架け替え前の木造の名来橋の思い出2022年09月11日

 2日前に名来神社前の愛宕橋の架け替えを危惧する記事を投稿した。愛宕橋の200ⅿばかり北に名来橋が架かっている。この橋は9年前にそれまでの木造橋から鋼管の橋に架け替えられた。当時の工事の様子をつぶさに眺めながら風情のある木造橋の消滅を次のように記事にした。

 「できあがった真新しい橋梁は、黒い鋼管の欄干で構成された現代的な姿を見せていた。橋面もしっかりと黒いアスファルトのような素材で固められていた。いかにも老朽化した橋の補強目的の架け替えという工事目的に叶ったできあがりだ。
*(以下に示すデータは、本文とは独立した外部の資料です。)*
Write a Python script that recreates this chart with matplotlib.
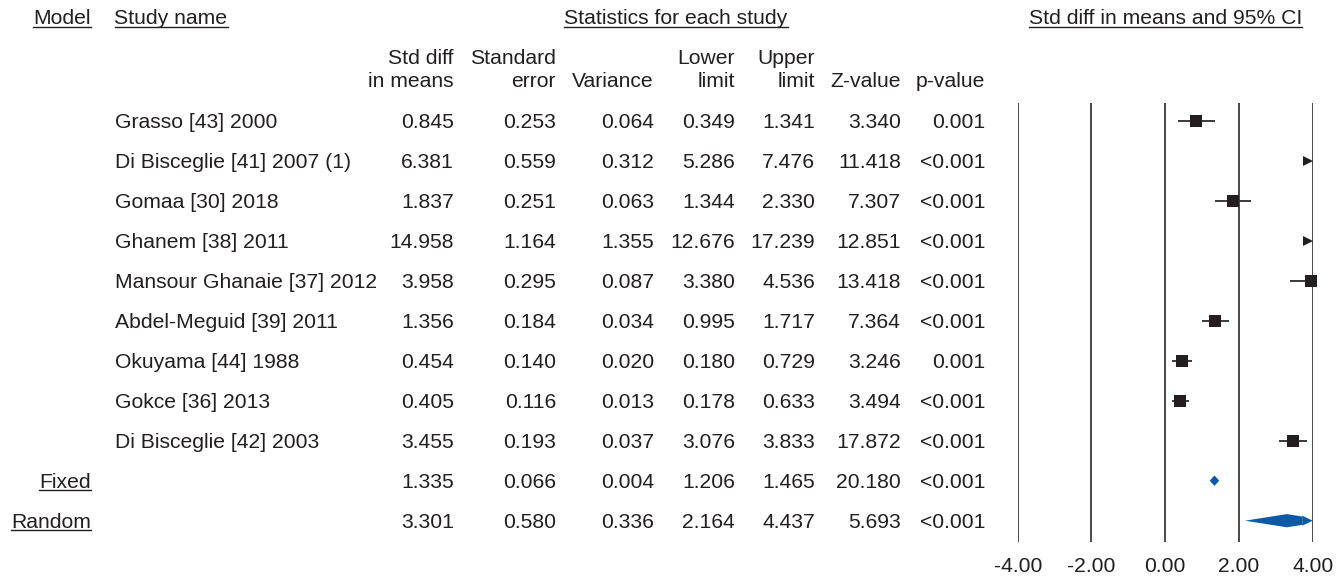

 ただ一抹の寂しさは拭えない。周辺では希少だった工事前の木造橋のかもしだす風情は望むべくもない。欄干両端の親柱は無くなり、木造の親柱に刻まれていた橋の名称、架橋年月、川の名称などはどこにも記載がない。橋名にはその地の古来から伝承された地名がつけられることが多い。橋名を読んでその地の歴史を偲んだこともしばしば経験したところである。毎朝のように渡る馴染み深い橋が一新されたことが、ある種の寂しさと感慨をもたらした。」